MEXICO CITY (Reuters) - Mexican dairy company Lala, which on Tuesday raised over $1 billion in an initial public offering, plans to expand outside of Mexico and Central America and invest in technology and plants to cut costs, its chief financial officer told Reuters.
Lala’s (LALAB.MX) offering was close to 10 times over-subscribed and its shares are up 6.6 percent since their debut on Mexico’s stock exchange on Wednesday.
“Our shareholders have already had a good return up until now,” CFO Antonio Zamora said in an interview on Thursday. “We hope, of course, that success can continue since the funds we’re raising are only going to mean that Lala can accelerate its growth.”
The initial focus will be on investing in big industrial complexes to replace some its smaller plants and lower production, as well as on expansion into existing and new market segments in Mexico, Zamora said.
Lala has just over half Mexico’s market for milk and cream and about one-third of the market for pre-packed cheese, according to AC Nielsen figures cited by the company.
“There are opportunities in this country, that’s the first use for the funds,” said Zamora.
“We will also be looking toward the south,” he added, explaining the company is looking for possible acquisitions in Latin America.
Some of the proceeds from the offering will also be used to pay down bank debt.
The success of Lala’s IPO reflects the company’s solid results and growth potential, as well as a certain amount of buzz about Mexico, Zamora said.
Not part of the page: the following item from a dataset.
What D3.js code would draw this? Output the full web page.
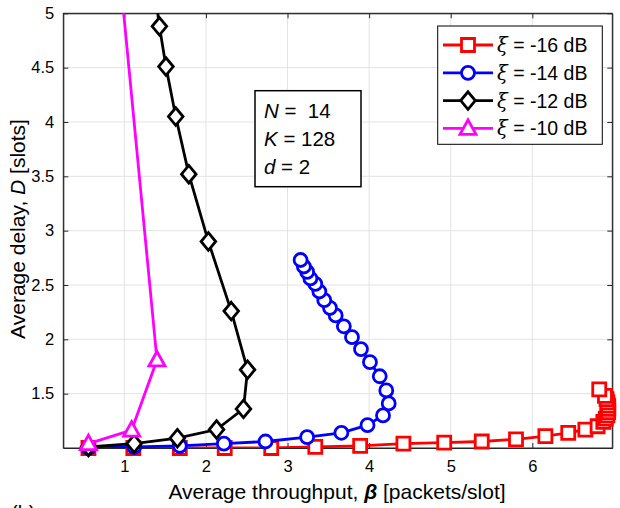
<!DOCTYPE html>
<head>
  <meta charset="utf-8">
  <script src="https://d3js.org/d3.v7.min.js"></script>
  <style>
    body { margin: 0; background: #fff; }
    text { font-family: 'Liberation Sans', Arial, sans-serif; fill: #000; }
    .grid line { stroke: #e3e3e3; stroke-width: 1px; }
  </style>
</head>
<body>
  <div id="chart"></div>
  <script>
    // series: throughput (beta) and delay (D) per xi
    var beta16 = [0.56, 1.11, 1.68, 2.23, 2.80, 3.34, 3.89, 4.42, 4.92, 5.38, 5.80, 6.16, 6.44, 6.65, 6.80, 6.87, 6.90, 6.92, 6.93, 6.93, 6.93, 6.92, 6.91, 6.89, 6.82];
    var delay16 = [1.00, 1.00, 1.00, 1.00, 1.00, 1.01, 1.02, 1.04, 1.05, 1.06, 1.08, 1.11, 1.14, 1.17, 1.20, 1.24, 1.27, 1.30, 1.33, 1.36, 1.39, 1.42, 1.45, 1.48, 1.54];

    var beta14 = [0.56, 1.12, 1.68, 2.22, 2.73, 3.24, 3.66, 3.98, 4.17, 4.24, 4.21, 4.13, 4.01, 3.90, 3.79, 3.69, 3.59, 3.52, 3.45, 3.39, 3.34, 3.28, 3.24, 3.20, 3.16];
    var delay14 = [1.00, 1.01, 1.02, 1.04, 1.06, 1.10, 1.14, 1.21, 1.30, 1.41, 1.53, 1.66, 1.79, 1.91, 2.02, 2.12, 2.22, 2.29, 2.36, 2.44, 2.51, 2.56, 2.62, 2.67, 2.73];

    var beta12 = [0.56, 1.12, 1.65, 2.13, 2.46, 2.51, 2.31, 2.03, 1.79, 1.63, 1.51, 1.43, 1.37];
    var delay12 = [1.01, 1.04, 1.09, 1.17, 1.36, 1.72, 2.26, 2.90, 3.52, 4.05, 4.51, 4.88, 5.23];

    var beta10 = [0.56, 1.09, 1.40, 0.80];
    var delay10 = [1.04, 1.165, 1.81, 6.5];

    var xTicks = [1, 2, 3, 4, 5, 6];
    var yTicks = [1.5, 2, 2.5, 3, 3.5, 4, 4.5, 5];

    var legendLabels = ['-16 dB', '-14 dB', '-12 dB', '-10 dB'];

    var series = [
      {beta: beta16, delay: delay16, color: '#ff0000', marker: 'square'},
      {beta: beta14, delay: delay14, color: '#0000ff', marker: 'circle'},
      {beta: beta12, delay: delay12, color: '#000000', marker: 'diamond'},
      {beta: beta10, delay: delay10, color: '#ff00ff', marker: 'triangle'}
    ];

    var W = 620, H = 508;
    var pLeft = 63.3, pRight = 612.3, pTop = 13.3, pBottom = 448;

    var svg = d3.select('#chart').append('svg')
      .attr('width', W)
      .attr('height', H);

    var x = d3.scaleLinear().domain([0.252, 6.98]).range([pLeft, pRight]);
    var y = d3.scaleLinear().domain([1, 5]).range([pBottom, pTop]);

    // grid
    var grid = svg.append('g').attr('class', 'grid');
    grid.selectAll('.gx').data(xTicks).enter().append('line')
      .attr('x1', d => x(d)).attr('x2', d => x(d))
      .attr('y1', pTop).attr('y2', pBottom);
    grid.selectAll('.gy').data(yTicks).enter().append('line')
      .attr('y1', d => y(d)).attr('y2', d => y(d))
      .attr('x1', pLeft).attr('x2', pRight);

    // axes with inward ticks on all four sides
    svg.append('g')
      .attr('transform', 'translate(0,' + pBottom + ')')
      .call(d3.axisBottom(x).tickValues(xTicks).tickSize(-5).tickSizeOuter(0).tickPadding(12)
        .tickFormat(d3.format('d')));
    svg.append('g')
      .attr('transform', 'translate(' + pLeft + ',0)')
      .call(d3.axisLeft(y).tickValues(yTicks).tickSize(-5).tickSizeOuter(0).tickPadding(9)
        .tickFormat(d3.format('')));
    svg.append('g')
      .attr('transform', 'translate(0,' + pTop + ')')
      .call(d3.axisTop(x).tickValues(xTicks).tickSize(-5).tickSizeOuter(0).tickFormat(''));
    svg.append('g')
      .attr('transform', 'translate(' + pRight + ',0)')
      .call(d3.axisRight(y).tickValues(yTicks).tickSize(-5).tickSizeOuter(0).tickFormat(''));

    svg.selectAll('.domain').attr('stroke', '#262626');
    svg.selectAll('.tick line').attr('stroke', '#262626');
    svg.selectAll('.tick text')
      .attr('font-size', 16.5)
      .attr('font-family', "'Liberation Sans', Arial, sans-serif")
      .attr('fill', '#262626');

    svg.append('rect')
      .attr('x', pLeft).attr('y', pTop)
      .attr('width', pRight - pLeft).attr('height', pBottom - pTop)
      .attr('fill', 'none').attr('stroke', '#262626').attr('stroke-width', 1);

    svg.append('clipPath').attr('id', 'plotclip')
      .append('rect')
      .attr('x', pLeft).attr('y', pTop)
      .attr('width', pRight - pLeft).attr('height', pBottom - pTop);

    function markerPath(type) {
      if (type === 'square') return 'M-6.5,-6.5H6.5V6.5H-6.5Z';
      if (type === 'diamond') return 'M0,-8.8L7.3,0L0,8.8L-7.3,0Z';
      if (type === 'triangle') return 'M0,-8.5L8,6L-8,6Z';
      return null;
    }

    function drawMarker(g, type, color) {
      if (type === 'circle') {
        g.append('circle').attr('r', 6.5)
          .attr('fill', '#fff').attr('stroke', color).attr('stroke-width', 2.8);
      } else {
        g.append('path').attr('d', markerPath(type))
          .attr('fill', '#fff').attr('stroke', color).attr('stroke-width', 2.8)
          .attr('stroke-linejoin', 'miter');
      }
    }

    var line = d3.line().x(d => x(d[0])).y(d => y(d[1]));

    series.forEach(function (s) {
      var pts = s.beta.map((b, i) => [b, s.delay[i]]);
      var g = svg.append('g');
      g.append('path')
        .attr('clip-path', 'url(#plotclip)')
        .attr('d', line(pts))
        .attr('fill', 'none')
        .attr('stroke', s.color)
        .attr('stroke-width', 2.8);
      g.selectAll('.m')
        .data(pts.filter(p => p[1] <= 5))
        .enter().append('g')
        .attr('transform', d => 'translate(' + x(d[0]) + ',' + y(d[1]) + ')')
        .each(function () { drawMarker(d3.select(this), s.marker, s.color); });
    });

    // axis labels
    var xl = svg.append('text')
      .attr('x', 337).attr('y', 499)
      .attr('text-anchor', 'middle')
      .style('font-size', '21px');
    xl.append('tspan').text('Average throughput, ');
    xl.append('tspan').attr('font-weight', 'bold').attr('font-style', 'italic').text('\u03b2');
    xl.append('tspan').text(' [packets/slot]');

    var yl = svg.append('text')
      .attr('transform', 'translate(25,229) rotate(-90)')
      .attr('text-anchor', 'middle')
      .style('font-size', '21px');
    yl.append('tspan').text('Average delay, ');
    yl.append('tspan').attr('font-style', 'italic').text('D');
    yl.append('tspan').text(' [slots]');

    svg.append('text')
      .attr('x', 11).attr('y', 520)
      .style('font-size', '20px')
      .text('(b)');

    // legend
    var lg = svg.append('g');
    lg.append('rect')
      .attr('x', 437.7).attr('y', 26)
      .attr('width', 164.6).attr('height', 118.3)
      .attr('fill', '#fff').attr('stroke', '#000').attr('stroke-width', 1);
    series.forEach(function (s, i) {
      var ly = 45 + i * 27.8;
      lg.append('line')
        .attr('x1', 443).attr('x2', 493).attr('y1', ly).attr('y2', ly)
        .attr('stroke', s.color).attr('stroke-width', 2.8);
      var mg = lg.append('g').attr('transform', 'translate(468,' + ly + ')');
      drawMarker(mg, s.marker, s.color);
      var t = lg.append('text')
        .attr('x', 497).attr('y', ly + 7)
        .style('font-size', '19.5px');
      t.append('tspan').attr('font-style', 'italic').attr('font-family', 'DejaVu Serif').text('\u03be');
      t.append('tspan').text(' = ' + legendLabels[i]);
    });

    // parameter box
    var pb = svg.append('g');
    pb.append('rect')
      .attr('x', 255).attr('y', 90.7)
      .attr('width', 106).attr('height', 96)
      .attr('fill', '#fff').attr('stroke', '#000').attr('stroke-width', 1.5);
    var params = [['N', ' =  14'], ['K', ' = 128'], ['d', ' = 2']];
    params.forEach(function (p, i) {
      var t = pb.append('text')
        .attr('x', 264).attr('y', 118 + i * 27.8)
        .attr('xml:space', 'preserve')
        .style('white-space', 'pre')
        .style('font-size', '20.5px');
      t.append('tspan').attr('font-style', 'italic').text(p[0]);
      t.append('tspan').text(p[1]);
    });
  </script>
</body>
Companies in Mexico have raised more than $10 billion in initial and secondary stock listings year to date, a record figure for Latin America’s second-biggest economy.
Lala’s success - listing during uncertainty over the U.S. government shutdown as well as slowing economic growth in Mexico - could rub off on other companies in Mexico.
The company’s bumper IPO “is good for the market in general,” said Zamora.